The first solo expedition - the cruise by a freight ship to Aalborg Port in Denmark
I arrived to Denmark by a trade ship when I was in college. There was such a possibility that when a ship carried, for example, coal, you could buy a cabin ticket as the “return cruise”. I heard about it when I was at my uncle’s in Stettin. An advertisement about the sale of return cruises tickets was hanging on Plac Kaszubski in the office of Polish Maritime Shipping. The cheapest of them - to Denmark - cost PLN 1900.
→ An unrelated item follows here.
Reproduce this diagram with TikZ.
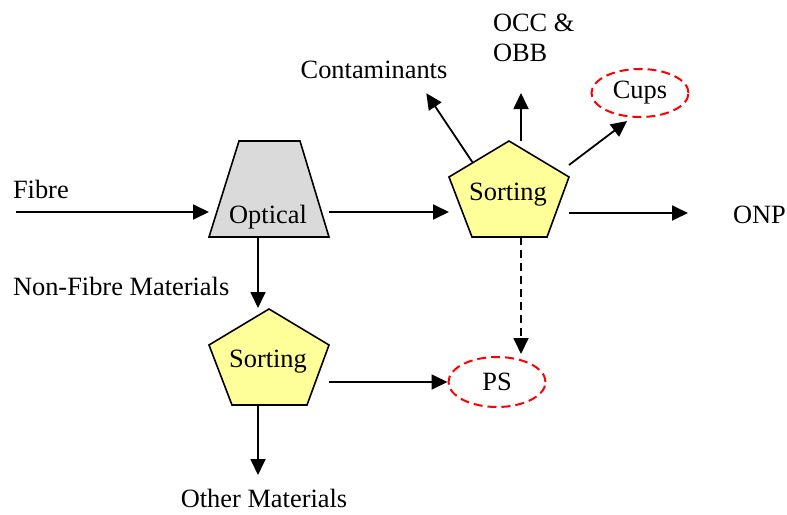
\documentclass[tikz,border=0pt]{standalone}
\usepackage{fontspec}
\setmainfont{Liberation Serif}
\usepackage{tikz}
\usetikzlibrary{positioning, arrows.meta, shapes.geometric, calc}
\definecolor{optgray}{RGB}{218, 218, 218}
\definecolor{sortyellow}{RGB}{255, 255, 153}
\definecolor{dashred}{RGB}{255, 0, 0}

\begin{document}
\begin{tikzpicture}[x=0.5pt, y=-0.5pt, font=\fontsize{13.2}{15}\selectfont,
    >={Triangle[length=8pt, width=7.5pt]},
    box/.style={minimum width=60pt, minimum height=48pt, inner sep=0pt, outer sep=0pt},
    shapeline/.style={draw, line width=0.8pt, line join=miter},
    txt/.style={inner sep=0pt, outer sep=0pt},
    bin/.style={ellipse, draw=dashred, line width=1pt, dash pattern=on 4.5pt off 2.5pt,
      minimum width=48.5pt, inner sep=0pt},
    arr/.style={->, line width=0.9pt}]
  \useasboundingbox (0,0) rectangle (787,514);
  \node[box] (opt) at (269,189) {};
  \node[box] (s1)  at (509,189) {};
  \node[box] (s2)  at (269,357) {};
  \draw[shapeline, fill=optgray] ($(opt.north west)+(30,0)$) -- ($(opt.north east)+(-29,0)$)
    -- (opt.south east) -- (opt.south west) -- cycle;
  \foreach \s in {s1, s2}
    \draw[shapeline, fill=sortyellow] (\s.north) -- ($(\s.north east)!0.375!(\s.south east)$)
      -- ($(\s.south)+(38,0)$) -- ($(\s.south)+(-37,0)$)
      -- ($(\s.north west)!0.375!(\s.south west)$) -- cycle;
  \node[txt, anchor=base] (optlbl) at (268,223) {Optical};
  \node[txt, anchor=base] (s1lbl)  at (508,200) {Sorting};
  \node[txt, anchor=base] (s2lbl)  at (268,367) {Sorting};
  \node[bin, minimum height=24pt] (cups) at (640,93)  {Cups};
  \node[bin, minimum height=25pt] (ps)   at (497,382) {PS};
  \node[txt, anchor=base west] (fibre)  at (13,198)  {Fibre};
  \node[txt, anchor=base west] (nonfib) at (13,295)  {Non-Fibre Materials};
  \node[txt, anchor=base]      (other)  at (264,507) {Other Materials};
  \node[txt, anchor=base west] (onp)    at (733,223) {ONP};
  \node[txt, anchor=base]      (cont)   at (374,78)  {Contaminants};
  \node[txt, anchor=north west, align=left] (occ) at (493,14) {OCC \&\\OBB};
  \coordinate (fibin) at (16,212);
  \draw[arr] (fibin) -- (fibin -| opt.west);
  \draw[arr] ($(opt.east)+(0,23)$) -- ($(s1.west)+(0,23)$);
  \draw[arr] ($(opt.south)+(-11,0)$) -- ($(s2.north)+(-11,-1)$);
  \draw[arr] (s2.east |- ps.west) -- (ps.west);
  \draw[arr] ($(s2.south)+(-11,0)$) -- ($(s2.south)+(-11,70)$);
  \draw[arr, dash pattern=on 4pt off 2.5pt] ($(s1.south)+(12,0)$) -- ($(ps.north)+(24,-2)$);
  \draw[arr] ($(s1.north)+(12,0)$) -- ($(s1.north)+(12,-48)$);
  \draw[arr] ($(s1.north west)+(24,22)$) -- ($(cont.south east)+(-21,15)$);
  \draw[arr] ($(s1.north east)+(0,24)$) -- ($(cups.240)+(1,4)$);
  \draw[arr] ($(s1.east)+(0,24)$) -- ($(s1.east)+(119,24)$);
\end{tikzpicture}
\end{document}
It was neither the money nor my parents’ opinion who didn’t believe I would succeed to get the necessary papers which was the biggest problem. I had to go through all the administrative ordeal as a temporary National ID Card was an unheard of thing and I was only 15. I also needed my parents’ notarial consent for travelling and, eventually, the passport. During all these formalities I kept earning money for the cruise picking up strawberries and cleaning windows at gas stations.
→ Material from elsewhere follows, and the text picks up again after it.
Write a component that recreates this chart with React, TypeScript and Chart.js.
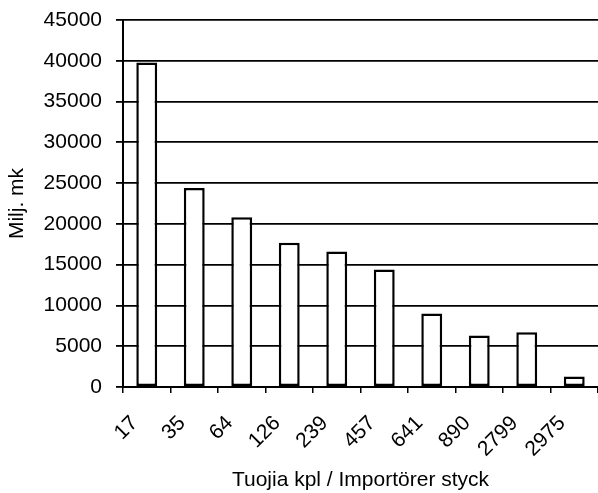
import React, { useEffect, useRef } from "react";
import { Chart, registerables } from "chart.js";

Chart.register(...registerables);

const categories = ["17", "35", "64", "126", "239", "457", "641", "890", "2799", "2975"];
const values = [39800, 24400, 20800, 17700, 16600, 14400, 9000, 6300, 6700, 1300];
const yTitle = "Milj. mk";
const xTitle = "Tuojia kpl / Importörer styck";

export default function App() {
  const ref = useRef<HTMLCanvasElement | null>(null);

  useEffect(() => {
    if (!ref.current) return;
    const font = "'Liberation Sans', Arial, sans-serif";
    const chart = new Chart(ref.current, {
      type: "bar",
      data: {
        labels: categories,
        datasets: [
          {
            data: values,
            backgroundColor: "#ffffff",
            borderColor: "#000000",
            borderWidth: 2.5,
            borderSkipped: false,
            categoryPercentage: 1,
            barPercentage: 0.44,
          },
        ],
      },
      options: {
        responsive: false,
        animation: false,
        layout: { padding: { top: 20, left: 0, right: 0, bottom: 0 } },
        plugins: { legend: { display: false }, tooltip: { enabled: false } },
        scales: {
          x: {
            offset: true,
            grid: {
              offset: true,
              drawOnChartArea: false,
              drawTicks: true,
              tickLength: 6,
              color: "#000",
              lineWidth: 1.5,
            },
            border: { display: true, color: "#000", width: 2 },
            ticks: {
              color: "#000",
              font: { family: font, size: 21 },
              minRotation: 45,
              maxRotation: 45,
              autoSkip: false,
              labelOffset: -12,
              padding: 18,
            },
            title: {
              display: true,
              text: xTitle,
              color: "#000",
              font: { family: font, size: 21 },
              padding: { top: 0, bottom: 0 },
            },
            afterFit: (scale: any) => {
              scale.height = 106;
              scale.paddingLeft = 0;
              scale.paddingRight = 0;
              scale.paddingTop = 0;
              scale.paddingBottom = 0;
            },
          },
          y: {
            min: 0,
            max: 45000,
            ticks: {
              stepSize: 5000,
              color: "#000",
              font: { family: font, size: 21 },
              padding: 14,
              callback: (v: any) => String(v),
            },
            grid: {
              color: "#000",
              lineWidth: 1.8,
              tickLength: 7,
            },
            border: { display: true, color: "#000", width: 2 },
            title: {
              display: true,
              text: yTitle,
              color: "#000",
              font: { family: font, size: 21 },
              padding: { top: 5, bottom: 0 },
            },
            afterFit: (scale: any) => {
              scale.width = 123;
              scale.paddingTop = 0;
              scale.paddingBottom = 0;
              scale.paddingLeft = 0;
              scale.paddingRight = 0;
            },
          },
        },
      },
    });
    return () => chart.destroy();
  }, []);

  return (
    <div style={{ position: "absolute", left: 0, top: 0, width: 598, height: 493, background: "#fff" }}>
      <canvas ref={ref} width={598} height={493} />
    </div>
  );
}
We managed to set off from Stettin to Aalborg at the end of the summer holidays. We sailed for example at night through the Danish Straits and I managed to get to the bridge where an officer explained me the navigation procedures, all the pulsating lights, how you keep the course, etc.
We passed Helsingør in the Øresund Strait. This town is located in a place where the strait between Denmark and Sweden is the narrowest and there is Kronborg - the most beautiful renaissance castle in the whole northern Europe, known in the world as Hamlet’s castle.
Aalborg - the first encounter with the West, jeans trousers and oranges available in the stores. We spent a day or two and, next, the ship, it was most probably MV “Gliwice 2”, set off for its return cruise, to Gdansk, this time.
I was coming back to Połczyn Zdrój by train, together with the Ship Master and the Chief Officer. I questioned them about every detail of the life onboard. When I confessed that I also dreamt of travelling, they strongly advised me against it saying that if I wanted to travel, the profession of seaman was the last thing I should choose. There is no space for sightseeing, most of the seaman’s life is at sea and there is no space for family life either.